◆ Set problem ◆
Go through the listing and set it down exactly, leaving out its pictures.

** start of Collected data **

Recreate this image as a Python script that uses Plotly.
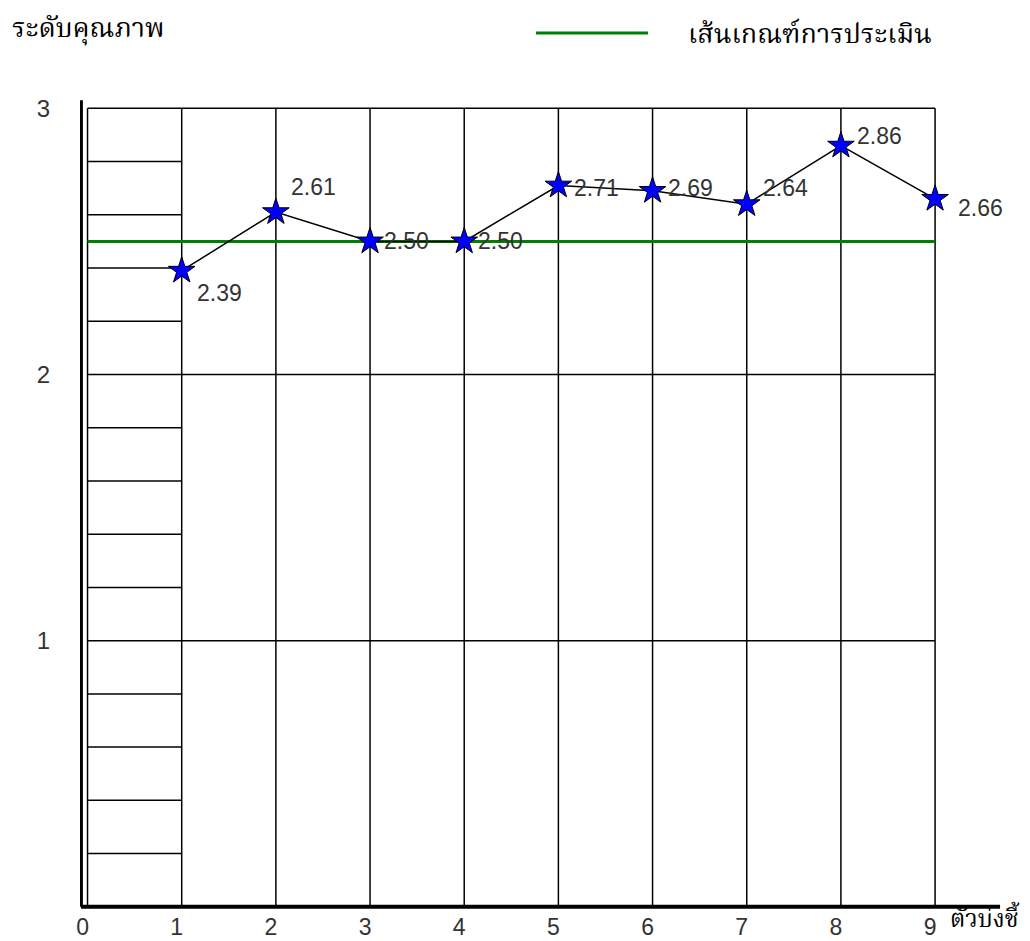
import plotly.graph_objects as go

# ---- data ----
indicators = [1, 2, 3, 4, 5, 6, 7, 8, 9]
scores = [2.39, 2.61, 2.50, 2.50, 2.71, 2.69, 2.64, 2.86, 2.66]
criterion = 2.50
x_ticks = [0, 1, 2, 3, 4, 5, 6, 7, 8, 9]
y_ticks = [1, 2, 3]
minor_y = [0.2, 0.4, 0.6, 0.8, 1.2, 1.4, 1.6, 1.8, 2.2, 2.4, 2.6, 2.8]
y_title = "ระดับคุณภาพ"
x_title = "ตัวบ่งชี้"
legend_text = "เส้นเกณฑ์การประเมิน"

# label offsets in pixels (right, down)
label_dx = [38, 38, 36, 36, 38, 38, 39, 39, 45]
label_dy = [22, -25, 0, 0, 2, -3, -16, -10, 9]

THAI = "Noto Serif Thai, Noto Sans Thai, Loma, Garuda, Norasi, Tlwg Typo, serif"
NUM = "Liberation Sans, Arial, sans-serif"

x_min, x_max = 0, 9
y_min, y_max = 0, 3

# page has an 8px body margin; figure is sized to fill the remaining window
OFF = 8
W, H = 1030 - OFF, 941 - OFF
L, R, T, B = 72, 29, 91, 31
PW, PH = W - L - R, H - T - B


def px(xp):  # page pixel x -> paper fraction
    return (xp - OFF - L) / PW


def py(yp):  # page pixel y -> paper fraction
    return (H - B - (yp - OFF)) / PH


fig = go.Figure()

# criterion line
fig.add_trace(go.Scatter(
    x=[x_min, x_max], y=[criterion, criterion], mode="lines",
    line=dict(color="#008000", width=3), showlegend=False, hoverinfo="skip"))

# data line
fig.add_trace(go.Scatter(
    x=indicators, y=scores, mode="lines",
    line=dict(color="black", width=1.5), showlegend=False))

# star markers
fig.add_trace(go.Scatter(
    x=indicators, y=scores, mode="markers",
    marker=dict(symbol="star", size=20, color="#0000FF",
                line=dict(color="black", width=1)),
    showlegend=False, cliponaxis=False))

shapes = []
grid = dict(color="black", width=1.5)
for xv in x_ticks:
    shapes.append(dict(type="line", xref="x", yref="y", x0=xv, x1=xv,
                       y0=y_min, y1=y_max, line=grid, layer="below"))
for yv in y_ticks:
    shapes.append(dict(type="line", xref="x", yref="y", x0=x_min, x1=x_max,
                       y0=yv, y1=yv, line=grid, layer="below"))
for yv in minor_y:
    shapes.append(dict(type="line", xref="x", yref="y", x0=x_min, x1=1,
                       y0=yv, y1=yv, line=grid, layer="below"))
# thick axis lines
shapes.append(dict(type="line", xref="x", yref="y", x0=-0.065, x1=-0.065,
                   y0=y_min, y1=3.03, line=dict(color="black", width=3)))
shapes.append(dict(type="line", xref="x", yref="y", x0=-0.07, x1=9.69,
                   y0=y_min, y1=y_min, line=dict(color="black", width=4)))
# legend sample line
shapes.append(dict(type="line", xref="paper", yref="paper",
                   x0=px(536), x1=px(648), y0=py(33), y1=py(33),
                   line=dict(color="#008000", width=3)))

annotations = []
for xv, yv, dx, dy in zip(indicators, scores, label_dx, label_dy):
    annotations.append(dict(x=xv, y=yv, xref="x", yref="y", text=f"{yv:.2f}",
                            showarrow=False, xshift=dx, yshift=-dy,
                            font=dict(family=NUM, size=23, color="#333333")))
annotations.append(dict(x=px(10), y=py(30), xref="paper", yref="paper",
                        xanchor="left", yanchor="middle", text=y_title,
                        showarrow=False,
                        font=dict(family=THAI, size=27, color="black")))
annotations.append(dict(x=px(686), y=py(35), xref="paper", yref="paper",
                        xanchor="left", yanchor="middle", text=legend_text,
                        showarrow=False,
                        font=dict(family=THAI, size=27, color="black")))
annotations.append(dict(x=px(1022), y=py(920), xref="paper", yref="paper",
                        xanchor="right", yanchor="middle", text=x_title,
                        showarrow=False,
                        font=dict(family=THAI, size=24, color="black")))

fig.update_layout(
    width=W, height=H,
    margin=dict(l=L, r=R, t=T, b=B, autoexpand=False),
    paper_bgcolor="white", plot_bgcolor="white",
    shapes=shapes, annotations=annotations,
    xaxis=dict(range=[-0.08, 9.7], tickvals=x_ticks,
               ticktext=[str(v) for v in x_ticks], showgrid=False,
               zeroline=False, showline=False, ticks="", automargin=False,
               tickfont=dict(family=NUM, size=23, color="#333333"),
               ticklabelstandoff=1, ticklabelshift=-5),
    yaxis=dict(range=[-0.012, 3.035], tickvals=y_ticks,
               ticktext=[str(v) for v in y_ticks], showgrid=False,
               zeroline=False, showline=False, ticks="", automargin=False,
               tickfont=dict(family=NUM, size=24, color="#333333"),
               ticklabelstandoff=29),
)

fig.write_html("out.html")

** end of Collected data **

◆ Problem solution ◆
Recreate this image as a Python script that uses Plotly.
import plotly.graph_objects as go

# ---- data ----
indicators = [1, 2, 3, 4, 5, 6, 7, 8, 9]
scores = [2.39, 2.61, 2.50, 2.50, 2.71, 2.69, 2.64, 2.86, 2.66]
criterion = 2.50
x_ticks = [0, 1, 2, 3, 4, 5, 6, 7, 8, 9]
y_ticks = [1, 2, 3]
minor_y = [0.2, 0.4, 0.6, 0.8, 1.2, 1.4, 1.6, 1.8, 2.2, 2.4, 2.6, 2.8]
y_title = "ระดับคุณภาพ"
x_title = "ตัวบ่งชี้"
legend_text = "เส้นเกณฑ์การประเมิน"

# label offsets in pixels (right, down)
label_dx = [38, 38, 36, 36, 38, 38, 39, 39, 45]
label_dy = [22, -25, 0, 0, 2, -3, -16, -10, 9]

THAI = "Noto Serif Thai, Noto Sans Thai, Loma, Garuda, Norasi, Tlwg Typo, serif"
NUM = "Liberation Sans, Arial, sans-serif"

x_min, x_max = 0, 9
y_min, y_max = 0, 3

# page has an 8px body margin; figure is sized to fill the remaining window
OFF = 8
W, H = 1030 - OFF, 941 - OFF
L, R, T, B = 72, 29, 91, 31
PW, PH = W - L - R, H - T - B


def px(xp):  # page pixel x -> paper fraction
    return (xp - OFF - L) / PW


def py(yp):  # page pixel y -> paper fraction
    return (H - B - (yp - OFF)) / PH


fig = go.Figure()

# criterion line
fig.add_trace(go.Scatter(
    x=[x_min, x_max], y=[criterion, criterion], mode="lines",
    line=dict(color="#008000", width=3), showlegend=False, hoverinfo="skip"))

# data line
fig.add_trace(go.Scatter(
    x=indicators, y=scores, mode="lines",
    line=dict(color="black", width=1.5), showlegend=False))

# star markers
fig.add_trace(go.Scatter(
    x=indicators, y=scores, mode="markers",
    marker=dict(symbol="star", size=20, color="#0000FF",
                line=dict(color="black", width=1)),
    showlegend=False, cliponaxis=False))

shapes = []
grid = dict(color="black", width=1.5)
for xv in x_ticks:
    shapes.append(dict(type="line", xref="x", yref="y", x0=xv, x1=xv,
                       y0=y_min, y1=y_max, line=grid, layer="below"))
for yv in y_ticks:
    shapes.append(dict(type="line", xref="x", yref="y", x0=x_min, x1=x_max,
                       y0=yv, y1=yv, line=grid, layer="below"))
for yv in minor_y:
    shapes.append(dict(type="line", xref="x", yref="y", x0=x_min, x1=1,
                       y0=yv, y1=yv, line=grid, layer="below"))
# thick axis lines
shapes.append(dict(type="line", xref="x", yref="y", x0=-0.065, x1=-0.065,
                   y0=y_min, y1=3.03, line=dict(color="black", width=3)))
shapes.append(dict(type="line", xref="x", yref="y", x0=-0.07, x1=9.69,
                   y0=y_min, y1=y_min, line=dict(color="black", width=4)))
# legend sample line
shapes.append(dict(type="line", xref="paper", yref="paper",
                   x0=px(536), x1=px(648), y0=py(33), y1=py(33),
                   line=dict(color="#008000", width=3)))

annotations = []
for xv, yv, dx, dy in zip(indicators, scores, label_dx, label_dy):
    annotations.append(dict(x=xv, y=yv, xref="x", yref="y", text=f"{yv:.2f}",
                            showarrow=False, xshift=dx, yshift=-dy,
                            font=dict(family=NUM, size=23, color="#333333")))
annotations.append(dict(x=px(10), y=py(30), xref="paper", yref="paper",
                        xanchor="left", yanchor="middle", text=y_title,
                        showarrow=False,
                        font=dict(family=THAI, size=27, color="black")))
annotations.append(dict(x=px(686), y=py(35), xref="paper", yref="paper",
                        xanchor="left", yanchor="middle", text=legend_text,
                        showarrow=False,
                        font=dict(family=THAI, size=27, color="black")))
annotations.append(dict(x=px(1022), y=py(920), xref="paper", yref="paper",
                        xanchor="right", yanchor="middle", text=x_title,
                        showarrow=False,
                        font=dict(family=THAI, size=24, color="black")))

fig.update_layout(
    width=W, height=H,
    margin=dict(l=L, r=R, t=T, b=B, autoexpand=False),
    paper_bgcolor="white", plot_bgcolor="white",
    shapes=shapes, annotations=annotations,
    xaxis=dict(range=[-0.08, 9.7], tickvals=x_ticks,
               ticktext=[str(v) for v in x_ticks], showgrid=False,
               zeroline=False, showline=False, ticks="", automargin=False,
               tickfont=dict(family=NUM, size=23, color="#333333"),
               ticklabelstandoff=1, ticklabelshift=-5),
    yaxis=dict(range=[-0.012, 3.035], tickvals=y_ticks,
               ticktext=[str(v) for v in y_ticks], showgrid=False,
               zeroline=False, showline=False, ticks="", automargin=False,
               tickfont=dict(family=NUM, size=24, color="#333333"),
               ticklabelstandoff=29),
)

fig.write_html("out.html")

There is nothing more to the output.